In the last issue of the Asia Pacific Journal of Medical Toxicology, Dr. Reza Afshari raised the question of what are the best scientific areas of focus of toxicology for “low income countries and how such research might be achieved (1). South-south collaboration, in which developing countries share resources, was one of the proposed solutions.
Rather than limit discussion to “low income” countries, the issue of research agenda might be better framed within the perspective of “developed” and “developing” countries. Two of the largest Asia Pacific Association of Medical Toxicology member countries, Iran and India lay almost within visual distance of the United Arab Emirates. Despite its wealth, the United Arab Emirates has a general lack of high-quality medical research, and toxicology research is virtually non-existent.

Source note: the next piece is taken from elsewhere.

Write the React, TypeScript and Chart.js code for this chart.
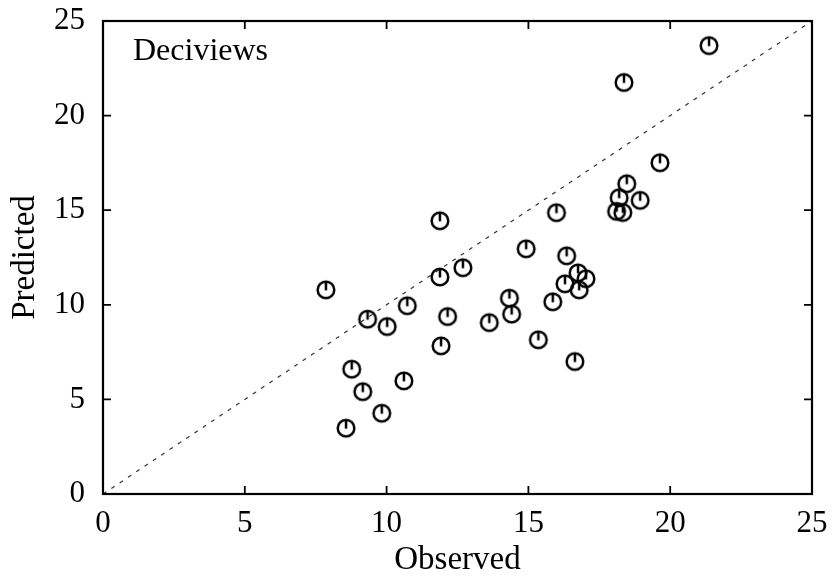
import React, { useEffect, useRef } from "react";
import { Chart, registerables } from "chart.js";

Chart.register(...registerables);

const observed = [
  21.37, 18.37, 19.64, 18.47, 18.94, 18.2, 18.11, 18.33, 15.99, 11.88,
  14.92, 16.35, 12.69, 11.88, 16.75, 17.03, 16.29, 16.79, 7.86, 14.33,
  15.86, 10.73, 10.02, 9.33, 12.15, 14.41, 13.62, 15.35, 11.92, 8.77,
  16.64, 10.61, 9.16, 9.83, 8.57,
];
const predicted = [
  23.7, 21.75, 17.51, 16.4, 15.52, 15.66, 14.94, 14.88, 14.87, 14.44,
  12.96, 12.59, 11.96, 11.47, 11.69, 11.38, 11.11, 10.79, 10.79, 10.35,
  10.16, 9.95, 8.85, 9.24, 9.38, 9.51, 9.06, 8.15, 7.83, 6.6,
  7.0, 5.98, 5.41, 4.27, 3.48,
];
const refLine = [0, 25];
const tickValues = [0, 5, 10, 15, 20, 25];
const xTitle = "Observed";
const yTitle = "Predicted";
const panelLabel = "Deciviews";

const FONT = "'Liberation Serif', 'DejaVu Serif', serif";

function makeMarker(): HTMLCanvasElement {
  const c = document.createElement("canvas");
  c.width = 24;
  c.height = 24;
  const ctx = c.getContext("2d")!;
  ctx.strokeStyle = "#000";
  ctx.lineWidth = 2.5;
  ctx.beginPath();
  ctx.arc(12, 12, 8.3, 0, Math.PI * 2);
  ctx.stroke();
  ctx.beginPath();
  ctx.moveTo(12, 12.5);
  ctx.lineTo(12, 4);
  ctx.stroke();
  return c;
}

const framePlugin = {
  id: "frame",
  afterDatasetsDraw(chart: any) {
    const { ctx, chartArea, scales } = chart;
    const { left, right, top, bottom } = chartArea;
    ctx.save();
    ctx.strokeStyle = "#000";
    ctx.lineWidth = 2.2;
    ctx.strokeRect(left, top, right - left, bottom - top);
    const len = 8;
    ctx.lineWidth = 1.8;
    tickValues.forEach((v) => {
      const x = scales.x.getPixelForValue(v);
      const y = scales.y.getPixelForValue(v);
      ctx.beginPath();
      ctx.moveTo(x, bottom);
      ctx.lineTo(x, bottom - len);
      ctx.moveTo(x, top);
      ctx.lineTo(x, top + len);
      ctx.moveTo(left, y);
      ctx.lineTo(left + len, y);
      ctx.moveTo(right, y);
      ctx.lineTo(right - len, y);
      ctx.stroke();
    });
    ctx.fillStyle = "#000";
    ctx.font = `32px ${FONT}`;
    ctx.textBaseline = "middle";
    ctx.textAlign = "left";
    ctx.fillText(panelLabel, left + 30, top + 31);
    ctx.restore();
  },
};

export default function App() {
  const ref = useRef<HTMLCanvasElement>(null);
  useEffect(() => {
    document.body.style.margin = "0";
    const marker = makeMarker();
    const chart = new Chart(ref.current!, {
      type: "scatter",
      data: {
        datasets: [
          {
            label: "ref",
            data: refLine.map((v) => ({ x: v, y: v })),
            showLine: true,
            borderColor: "#333",
            borderWidth: 1.2,
            borderDash: [4, 6],
            pointRadius: 0,
          },
          {
            label: panelLabel,
            data: observed.map((x, i) => ({ x, y: predicted[i] })),
            pointStyle: marker as any,
            pointRadius: 9,
          },
        ],
      },
      plugins: [framePlugin],
      options: {
        animation: false,
        responsive: false,
        layout: { padding: { left: 0, top: 21, right: 24, bottom: 0 } },
        plugins: { legend: { display: false }, tooltip: { enabled: false } },
        scales: {
          x: {
            type: "linear",
            min: 0,
            max: 25,
            afterBuildTicks: (s: any) => {
              s.ticks = tickValues.map((v) => ({ value: v }));
            },
            grid: { display: false, drawTicks: false },
            border: { display: false },
            ticks: {
              color: "#000",
              font: { family: FONT, size: 31 },
              padding: 11,
            },
            title: {
              display: true,
              text: xTitle,
              color: "#000",
              font: { family: FONT, size: 33 },
              padding: { top: -6, bottom: 0 },
            },
            afterFit: (s: any) => {
              s.height = 86;
              s.paddingLeft = 0;
              s.paddingRight = 0;
            },
          },
          y: {
            type: "linear",
            min: 0,
            max: 25,
            afterBuildTicks: (s: any) => {
              s.ticks = tickValues.map((v) => ({ value: v }));
            },
            grid: { display: false, drawTicks: false },
            border: { display: false },
            ticks: {
              color: "#000",
              font: { family: FONT, size: 31 },
              padding: 18,
            },
            title: {
              display: true,
              text: yTitle,
              color: "#000",
              font: { family: FONT, size: 33 },
              padding: { top: 6, bottom: 0 },
            },
            afterFit: (s: any) => {
              s.width = 103;
              s.paddingTop = 0;
              s.paddingBottom = 0;
            },
          },
        },
      },
    });
    return () => chart.destroy();
  }, []);
  return (
    <div style={{ width: 836, height: 580 }}>
      <canvas ref={ref} width={836} height={580} style={{ display: "block" }} />
    </div>
  );
}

In contrast, Iran and India, with far less economic strength, have a vast network of highly trained and expert clinicians in medical toxicology and most other medical specialties. This is helpful to consider, and to understand that high income does not equal quality in research.
Outstanding medical research, applicable to both developing and developed countries, may be conducted in resource-poor settings. An example of collaborative research that comes to mind is the World Health Organization (WHO) Pediatric Hydrocarbon Study Group clinical decision rule for young children with possible hydrocarbon aspiration (2). The results of this research, that was supported by the WHO, conducted in Egypt, and led by an American toxicologist, have clinical applicability and utility in developing and developed countries. Conducting this study in a developed country, such as the USA, would have been extraordinarily difficult or impossible.
In addition to South-South collaborations, tapping research expertise of other countries, developed or developing, is another key factor for facilitating relevant and translatable research in countries that historically lack such. Finding mutually relevant research questions that are shared by developed and developing countries can also avail research opportunities.
Lastly, developing a culture of research led by clinicians and persons with expertise in biostatistics and epidemiology, who may be based in clinical sciences or academia, is an important key to having a sustained productive research effort in any country.
This letter can be easily summarized: “The most important resource for quality research is not funding, it is knowledge”.